> **Request**
Begin with the first line of the material and write out each line exactly, ending with the line that contains "fig = go.Figure()". Pictures are not part of the copy.

> **Source material**
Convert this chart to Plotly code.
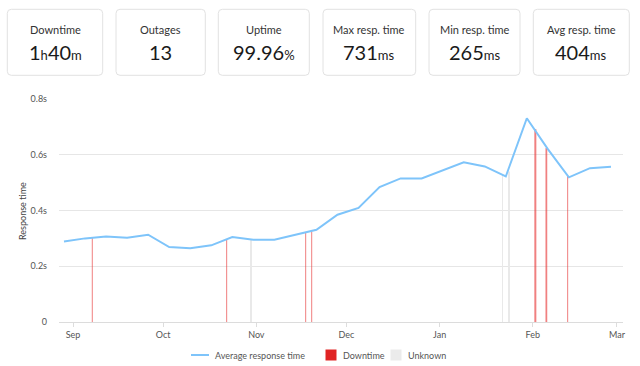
import plotly.graph_objects as go
import pandas as pd

# ---------------- data ----------------
week_start = "2022-08-29"
avg_response_s = [0.289, 0.300, 0.307, 0.302, 0.313, 0.269, 0.265, 0.275, 0.305,
                  0.295, 0.295, 0.313, 0.331, 0.385, 0.409, 0.484, 0.515, 0.515,
                  0.544, 0.573, 0.558, 0.522, 0.731, 0.620, 0.519, 0.552, 0.557]
week_dates = list(pd.date_range(week_start, periods=len(avg_response_s), freq="7D"))

downtime_dates = ["2022-09-07 10:00", "2022-10-22 03:00", "2022-11-17 10:00",
                  "2022-11-19 10:00", "2023-02-01 20:00", "2023-02-05 12:00",
                  "2023-02-12 14:00"]
downtime_heights = [0.302, 0.295, 0.319, 0.325, 0.692, 0.624, 0.525]
downtime_hours = [8, 8, 8, 8, 16, 14, 8]

unknown_dates = ["2022-10-30 03:00", "2023-01-21 22:00", "2023-01-24 02:00"]
unknown_heights = [0.295, 0.528, 0.540]
unknown_hours = [5, 6, 6]

y_tickvals = [0, 0.2, 0.4, 0.6, 0.8]
y_ticktext = ["0", "0.2s", "0.4s", "0.6s", "0.8s"]

card_labels = ["Downtime", "Outages", "Uptime", "Max resp. time", "Min resp. time", "Avg resp. time"]
card_values = [[("1", "big"), ("h", "unit"), ("40", "big"), ("m", "unit")],
               [("13", "big")],
               [("99.96", "big"), ("%", "unit")],
               [("731", "big"), ("ms", "unit")],
               [("265", "big"), ("ms", "unit")],
               [("404", "big"), ("ms", "unit")]]

legend_items = ["Average response time", "Downtime", "Unknown"]

# ---------------- style / layout ----------------
W, H = 640, 366
ML, MR, MT, MB = 59, 17, 99, 44
PW, PH = W - ML - MR, H - MT - MB
FONT = "Lato"
LINE_COLOR = "#7ec4fa"
RED = "#e02424"
GREY = "#ebebeb"


def xp(px):
    return (px - ML) / PW


def yp(py):
    return (H - MB - py) / PH


fig = go.Figure()

ms_per_hour = 3600 * 1000
fig.add_trace(go.Bar(x=unknown_dates, y=unknown_heights,
                     width=[h * ms_per_hour for h in unknown_hours],
                     marker=dict(color="#e9e9e9", line=dict(width=0)),
                     name="Unknown", hoverinfo="skip"))
fig.add_trace(go.Bar(x=downtime_dates, y=downtime_heights,
                     width=[h * ms_per_hour for h in downtime_hours],
                     marker=dict(color="rgba(230,50,50,0.62)", line=dict(width=0)),
                     name="Downtime", hoverinfo="skip"))
fig.add_trace(go.Scatter(x=week_dates, y=avg_response_s, mode="lines",
                         line=dict(color=LINE_COLOR, width=2),
                         name="Average response time"))

shapes = []
annotations = []

# cards
card_boxes = [(7.3, 102.7), (116, 205.3), (218.3, 309.3), (323, 415.7), (429, 520), (533.3, 629.3)]
cy0, cy1 = 9.3, 75.3
r = 4
for (x0, x1), label, parts in zip(card_boxes, card_labels, card_values):
    X0, X1 = xp(x0), xp(x1)
    Y0, Y1 = yp(cy1), yp(cy0)
    rx, ry = r / PW, r / PH
    path = (f"M{X0+rx},{Y0} L{X1-rx},{Y0} Q{X1},{Y0} {X1},{Y0+ry} "
            f"L{X1},{Y1-ry} Q{X1},{Y1} {X1-rx},{Y1} L{X0+rx},{Y1} "
            f"Q{X0},{Y1} {X0},{Y1-ry} L{X0},{Y0+ry} Q{X0},{Y0} {X0+rx},{Y0} Z")
    shapes.append(dict(type="path", xref="paper", yref="paper", path=path,
                       line=dict(color="#e2e2e2", width=1), fillcolor="white", layer="below"))
    cx = xp((x0 + x1) / 2)
    annotations.append(dict(x=cx, y=yp(29), xref="paper", yref="paper", text=label,
                            showarrow=False, xanchor="center", yanchor="middle",
                            font=dict(family=FONT, size=11, color="#333333")))
    txt = ""
    for s, kind in parts:
        if kind == "big":
            txt += s
        else:
            txt += f"<span style='font-size:13px'>{s}</span>"
    annotations.append(dict(x=cx, y=yp(52.5), xref="paper", yref="paper", text=txt,
                            showarrow=False, xanchor="center", yanchor="middle",
                            font=dict(family=FONT, size=20, color="#1a1a1a")))

# manual legend
LY = 355
shapes.append(dict(type="line", xref="paper", yref="paper", x0=xp(191), x1=xp(209),
                   y0=yp(LY), y1=yp(LY), line=dict(color=LINE_COLOR, width=2)))
shapes.append(dict(type="rect", xref="paper", yref="paper", x0=xp(325.5), x1=xp(336.5),
                   y0=yp(LY + 5.5), y1=yp(LY - 5.5), line=dict(width=0), fillcolor=RED))
shapes.append(dict(type="rect", xref="paper", yref="paper", x0=xp(390.5), x1=xp(401.5),
                   y0=yp(LY + 5.5), y1=yp(LY - 5.5), line=dict(width=0), fillcolor=GREY))
for text, lx in zip(legend_items, [213, 340.5, 405.5]):
    annotations.append(dict(x=xp(lx), y=yp(LY), xref="paper", yref="paper", text=text,
                            showarrow=False, xanchor="left", yanchor="middle",
                            font=dict(family=FONT, size=9, color="#555555")))

# y-axis title
annotations.append(dict(x=xp(22), y=yp(211), xref="paper", yref="paper", text="Response time",
                        showarrow=False, textangle=-90, xanchor="center", yanchor="middle",
                        font=dict(family=FONT, size=9, color="#444444")))

fig.update_layout(
    width=W, height=H,
    margin=dict(l=ML, r=MR, t=MT, b=MB, pad=0),
    paper_bgcolor="white", plot_bgcolor="white",
    barmode="overlay",
    showlegend=False,
    font=dict(family=FONT, size=9, color="#555555"),
    shapes=shapes, annotations=annotations,
    xaxis=dict(type="date", range=["2022-08-27 08:12", "2023-03-03 00:00"],
               tick0="2022-09-01", dtick="M1", tickformat="%b",
               showgrid=False, zeroline=False, showline=False,
               ticks="outside", ticklen=4, tickcolor="#dddddd", tickwidth=1,
               tickfont=dict(family=FONT, size=9, color="#555555")),
    yaxis=dict(range=[0, 0.8], tickvals=y_tickvals, ticktext=y_ticktext,
               showgrid=True, gridcolor="#e6e6e6", gridwidth=1,
               zeroline=True, zerolinecolor="#dcdcdc", zerolinewidth=1,
               showline=False, ticks="", ticklabelstandoff=11,
               tickfont=dict(family=FONT, size=9, color="#555555")),
)

fig.write_html("out.html", config={"displayModeBar": False},
               post_script="document.body.style.margin='0';document.body.style.overflow='hidden';")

> **Task result**
Convert this chart to Plotly code.
import plotly.graph_objects as go
import pandas as pd

# ---------------- data ----------------
week_start = "2022-08-29"
avg_response_s = [0.289, 0.300, 0.307, 0.302, 0.313, 0.269, 0.265, 0.275, 0.305,
                  0.295, 0.295, 0.313, 0.331, 0.385, 0.409, 0.484, 0.515, 0.515,
                  0.544, 0.573, 0.558, 0.522, 0.731, 0.620, 0.519, 0.552, 0.557]
week_dates = list(pd.date_range(week_start, periods=len(avg_response_s), freq="7D"))

downtime_dates = ["2022-09-07 10:00", "2022-10-22 03:00", "2022-11-17 10:00",
                  "2022-11-19 10:00", "2023-02-01 20:00", "2023-02-05 12:00",
                  "2023-02-12 14:00"]
downtime_heights = [0.302, 0.295, 0.319, 0.325, 0.692, 0.624, 0.525]
downtime_hours = [8, 8, 8, 8, 16, 14, 8]

unknown_dates = ["2022-10-30 03:00", "2023-01-21 22:00", "2023-01-24 02:00"]
unknown_heights = [0.295, 0.528, 0.540]
unknown_hours = [5, 6, 6]

y_tickvals = [0, 0.2, 0.4, 0.6, 0.8]
y_ticktext = ["0", "0.2s", "0.4s", "0.6s", "0.8s"]

card_labels = ["Downtime", "Outages", "Uptime", "Max resp. time", "Min resp. time", "Avg resp. time"]
card_values = [[("1", "big"), ("h", "unit"), ("40", "big"), ("m", "unit")],
               [("13", "big")],
               [("99.96", "big"), ("%", "unit")],
               [("731", "big"), ("ms", "unit")],
               [("265", "big"), ("ms", "unit")],
               [("404", "big"), ("ms", "unit")]]

legend_items = ["Average response time", "Downtime", "Unknown"]

# ---------------- style / layout ----------------
W, H = 640, 366
ML, MR, MT, MB = 59, 17, 99, 44
PW, PH = W - ML - MR, H - MT - MB
FONT = "Lato"
LINE_COLOR = "#7ec4fa"
RED = "#e02424"
GREY = "#ebebeb"


def xp(px):
    return (px - ML) / PW


def yp(py):
    return (H - MB - py) / PH


fig = go.Figure()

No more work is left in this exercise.